Modi’s message and relentless campaign on good governance, nationalism, fighting corruption, ‘teaching Pakistan a lesson’ seem to have echoed on the ground despite the fact that his government stuttered on matters of jobs and the economy. The result has led to further marginalisation of the Congress, the decimation of the Left Front — whose vote share plummetted to 8 per cent from 34 per cent in 2014 — and the decline in the influence of regional satraps.
🔴 Criminalising Triple Talaq
Fulfilling one of the core planks of the BJP, the Parliament passed the instant triple talaq Bill in July, two years after the Supreme Court set aside the practice, calling it un-Islamic. Calling it a historic step, Prime Minister Narendra Modi said passage of the triple talaq bill was a victory of gender justice and would further equality in society.
The Triple Talaq law makes giving instant oral triple talaq or talaq-e-biddat a criminal offence, with provisions of jail term up to three years. The woman is entitled to demand maintenance from her husband for herself and her dependent children under the Act. The Opposition parties, however, protested the bill in the House.
🔴 Scrapping special status of J&K under Article 370
The BJP on August 5 fulfilled another election promise of removing the special status for Jammu and Kashmir by diluting Article 370. Besides, the Parliament also passed the J&K Reorganisation Act, bifurcating the state into the Union Territories of J&K and Ladakh, which officially came into effect from October 31.
The decision was followed by unprecedented security deployment, detention of political leaders in their homes, including three former chief ministers and the snapping of communication links.
With J&K losing its special status, laws related to property, criminal laws to crucial central laws like Right to Information & Education will be among the many that will be applicable to the Union Territories. Permanent citizens of Jammu and Kashmir recognised as state subjects, cease to have special privileges.

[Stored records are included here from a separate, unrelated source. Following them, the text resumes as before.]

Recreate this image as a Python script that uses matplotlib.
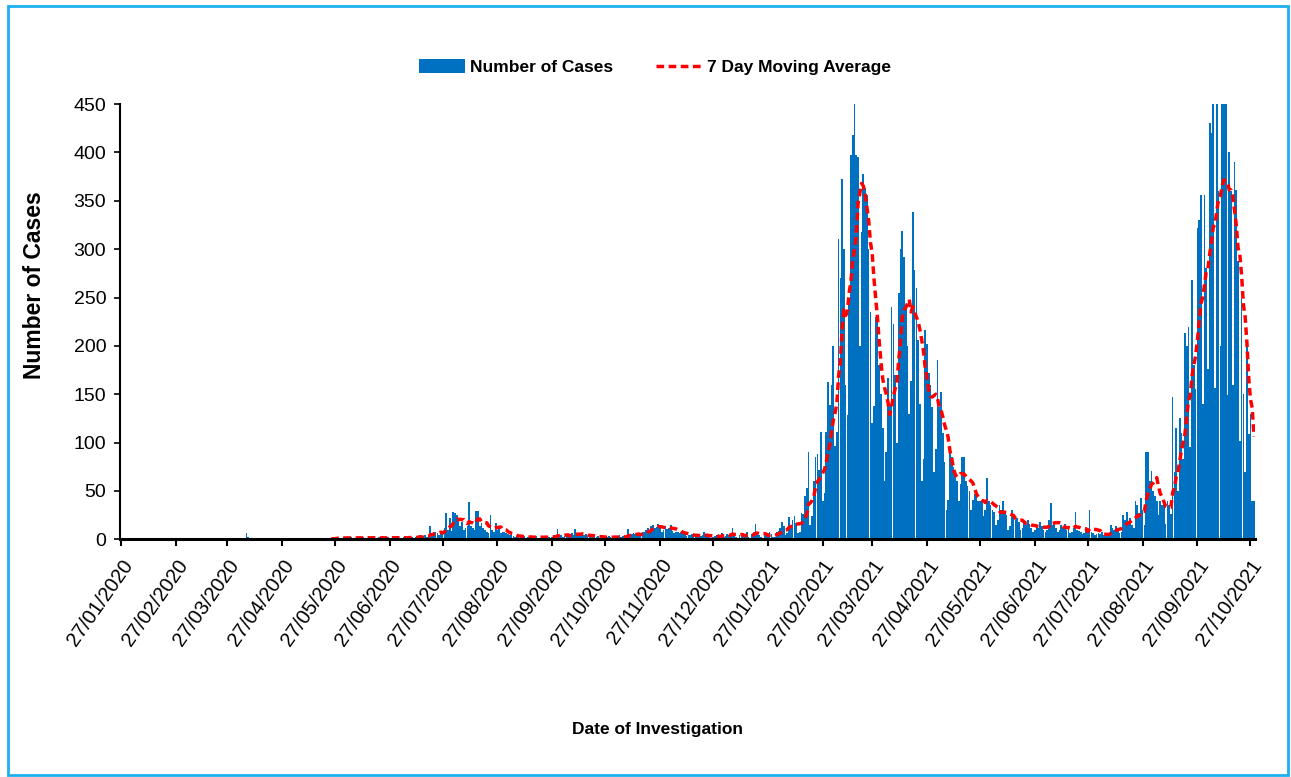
import numpy as np
import pandas as pd
import matplotlib
matplotlib.use("Agg")
import matplotlib.pyplot as plt
import matplotlib.dates as mdates
from matplotlib.patches import Rectangle

# daily cases, weeks start on Monday, 27/01/2020 .. 03/01/2021
cases_2020 = [
    0, 0, 0, 0, 0, 0, 0,  # 27/01
    0, 0, 0, 0, 0, 0, 0,
    0, 0, 0, 0, 0, 0, 0,
    0, 0, 0, 0, 0, 0, 0,
    0, 0, 0, 0, 0, 0, 0,  # 24/02
    0, 0, 0, 0, 0, 0, 0,
    0, 1, 0, 0, 0, 1, 0,
    0, 0, 0, 0, 0, 0, 0,
    0, 0, 0, 0, 0, 0, 0,  # 23/03
    1, 0, 0, 0, 0, 0, 0,
    0, 6, 2, 0, 0, 0, 0,
    0, 0, 0, 0, 1, 0, 0,
    0, 0, 0, 0, 0, 0, 0,  # 20/04
    0, 0, 0, 0, 0, 0, 0,
    0, 0, 0, 0, 0, 0, 0,
    0, 0, 0, 0, 0, 0, 0,
    0, 0, 0, 0, 0, 0, 0,  # 18/05
    1, 2, 1, 2, 1, 1, 1,
    2, 1, 2, 1, 2, 1, 1,
    1, 2, 2, 1, 2, 1, 1,
    2, 1, 2, 2, 1, 1, 2,  # 15/06
    1, 2, 1, 2, 2, 1, 1,
    2, 2, 1, 2, 1, 1, 2,
    2, 1, 3, 2, 2, 1, 2,
    3, 4, 2, 3, 4, 2, 3,  # 13/07
    14, 5, 7, 8, 6, 4, 7,
    8, 12, 27, 10, 22, 9, 28,
    27, 25, 20, 14, 18, 10, 12,
    14, 39, 14, 12, 10, 29, 29,  # 10/08
    14, 17, 12, 10, 8, 6, 25,
    10, 8, 17, 10, 12, 6, 8,
    8, 6, 5, 4, 5, 3, 2,
    3, 2, 4, 2, 3, 1, 2,  # 07/09
    2, 3, 2, 2, 3, 1, 1,
    3, 2, 3, 2, 2, 1, 2,
    4, 3, 11, 3, 4, 2, 3,
    4, 5, 3, 6, 4, 11, 3,  # 05/10
    5, 4, 6, 4, 5, 2, 3,
    3, 4, 3, 2, 3, 1, 2,
    2, 3, 2, 3, 2, 1, 2,
    3, 2, 4, 2, 3, 1, 2,  # 02/11
    11, 4, 5, 6, 5, 3, 4,
    6, 7, 8, 10, 12, 9, 14,
    15, 12, 13, 16, 12, 8, 10,
    14, 11, 12, 15, 9, 6, 8,  # 30/11
    8, 6, 7, 5, 6, 3, 4,
    4, 5, 3, 4, 5, 2, 3,
    4, 8, 3, 4, 2, 1, 2,
    3, 4, 5, 3, 6, 2, 3,  # 28/12
]

# 04/01/2021 .. 29/10/2021
cases_2021 = [
    5, 4, 6, 12, 3, 2, 1,  # 04/01
    4, 6, 5, 3, 8, 2, 1,
    5, 7, 16, 6, 4, 2, 1,
    5, 4, 6, 7, 5, 2, 2,
    7, 9, 12, 18, 14, 4, 6,  # 01/02
    23, 15, 20, 24, 17, 6, 7,
    27, 26, 45, 53, 90, 15, 24,
    60, 85, 88, 72, 111, 40, 48,
    111, 163, 139, 160, 200, 96, 111,  # 01/03
    311, 270, 373, 300, 159, 128, 244,
    397, 418, 451, 397, 395, 200, 318,
    378, 363, 356, 300, 235, 120, 138,
    230, 225, 180, 150, 115, 60, 90,  # 29/03
    167, 140, 240, 223, 170, 100, 255,
    300, 319, 292, 240, 200, 130, 164,
    338, 278, 260, 206, 140, 60, 83,
    216, 202, 172, 160, 137, 70, 93,  # 26/04
    185, 137, 152, 110, 80, 30, 41,
    89, 85, 75, 70, 60, 40, 57,
    85, 85, 60, 55, 50, 30, 41,
    47, 45, 40, 40, 40, 24, 30,  # 24/05
    63, 40, 35, 30, 28, 15, 20,
    35, 30, 40, 28, 25, 10, 14,
    30, 25, 20, 22, 18, 10, 12,
    18, 15, 20, 16, 12, 8, 10,  # 21/06
    15, 12, 18, 14, 10, 8, 10,
    20, 37, 15, 18, 12, 8, 10,
    15, 12, 16, 10, 14, 6, 8,
    12, 28, 10, 9, 8, 5, 6,  # 19/07
    10, 8, 30, 7, 6, 4, 5,
    6, 5, 7, 4, 5, 3, 4,
    15, 12, 10, 14, 12, 6, 8,
    25, 20, 28, 18, 22, 15, 12,  # 16/08
    40, 35, 27, 43, 30, 15, 90,
    90, 60, 71, 50, 45, 40, 25,
    40, 35, 38, 16, 40, 35, 26,
    147, 70, 115, 50, 125, 110, 83,  # 13/09
    213, 200, 220, 95, 268, 180, 155,
    322, 330, 356, 140, 356, 280, 176,
    430, 420, 460, 156, 460, 360, 200,
    500, 465, 455, 149, 400, 360, 160,  # 11/10
    390, 361, 288, 102, 250, 150, 70,
    203, 109, 130, 40, 40,
]

cases = np.array(cases_2020 + cases_2021, dtype=float)
dates = pd.date_range("2020-01-27", periods=len(cases), freq="D")

ma = pd.Series(cases, index=dates).rolling(7, min_periods=1).mean()
ma[dates < "2020-05-25"] = np.nan

font = ["Liberation Sans", "DejaVu Sans"]

fig = plt.figure(figsize=(12.91, 7.77), dpi=100)
ax = fig.add_axes([0.093, 0.306, 0.879, 0.560])

bars = ax.bar(dates, cases, width=0.95, color="#0070C0", linewidth=0)
line, = ax.plot(dates, ma, color="#FF0000", lw=2.5, ls=(0, (2.2, 1.3)))

ax.set_ylim(0, 450)
ax.set_yticks(np.arange(0, 451, 50))
ax.set_xlim(dates[0] - pd.Timedelta(hours=12), dates[-1] + pd.Timedelta(hours=12))
ax.xaxis.set_major_locator(mdates.DayLocator(bymonthday=27))
ax.xaxis.set_major_formatter(mdates.DateFormatter("%d/%m/%Y"))

for s in ["top", "right"]:
    ax.spines[s].set_visible(False)
ax.spines["left"].set_linewidth(1.5)
ax.spines["bottom"].set_linewidth(2.2)
ax.tick_params(axis="x", direction="out", length=5, width=1.5, pad=7)
ax.tick_params(axis="y", direction="out", length=4, width=1.2, pad=6)

for lab in ax.get_yticklabels():
    lab.set_family(font)
    lab.set_fontsize(14)
for lab in ax.get_xticklabels():
    lab.set_family(font)
    lab.set_fontsize(14.5)
    lab.set_rotation(55)
    lab.set_ha("right")
    lab.set_va("top")
    lab.set_rotation_mode("anchor")

ax.set_ylabel("Number of Cases", family=font, fontsize=16.5, fontweight="bold")
ax.yaxis.set_label_coords(-0.0655, 0.584)
ax.set_xlabel("Date of Investigation", family=font, fontsize=12.5, fontweight="bold")
ax.xaxis.set_label_coords(0.474, -0.42)

fig.legend([bars, line], ["Number of Cases", "7 Day Moving Average"],
           loc="center", bbox_to_anchor=(655 / 1291, 1 - 67 / 777), ncol=2, frameon=False,
           prop={"family": font, "size": 12.5, "weight": "bold"},
           handlelength=2.6, handleheight=0.85, columnspacing=2.5, handletextpad=0.3)

fig.patches.append(Rectangle((0.006, 0.003), 0.9915, 0.989, transform=fig.transFigure,
                             fill=False, edgecolor="#1CB0EE", lw=2))

fig.savefig("out.png", dpi=100)
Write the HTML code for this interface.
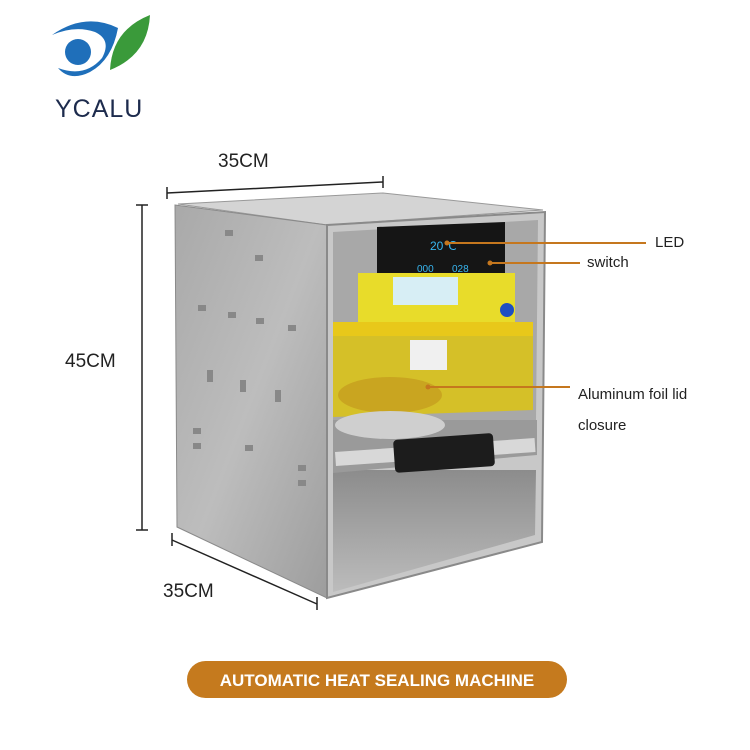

🔴 SC order on Ayodhya case
A five-judge Constitution Bench of the Supreme Court ruled that the entire disputed land be handed over to a trust to be constituted for construction of a Ram temple and that Muslims be given five acres of either the acquired land near the site or at “a suitable prominent place in Ayodhya” for building a mosque.
“Today is November 9, the day when the Berlin wall was brought down. Today the Kartarpur Corridor was also inaugurated. Now the Ayodhya verdict, so this date gives us the message to stay united and move forward,” PM Modi said hours after the Supreme Court judgment.
🔴 Citizenship Act triggers protests, violence across country
The passage of the amended Citizenship Bill, that makes Hindu, Sikh, Buddhist, Jain, Parsi, and Christian illegal migrants from Afghanistan, Bangladesh and Pakistan eligible for citizenship in India, triggered widespread protests across the country, leading to 26 deaths so far and prompting the government to downplay its narrative on a proposed National Register of Citizens.
Apart from Assam where the protests first began, Uttar Pradesh is the worst-affected state — where at least 14 of the 19 victims are Muslims who died of bullet injuries. The wave of protests began on December 15, when police stormed the Jamia Millia Islamia University campus, leaving over hundreds of students injured.
Buses and private vehicles were set ablaze, while police resorted to lathicharge and tear gas shelling, and barged into the Jamia campus where they allegedly beat up students in the library and mosque. Two days later, thousands gathered at Seelampur area, where there were reports of stone-pelting and arson.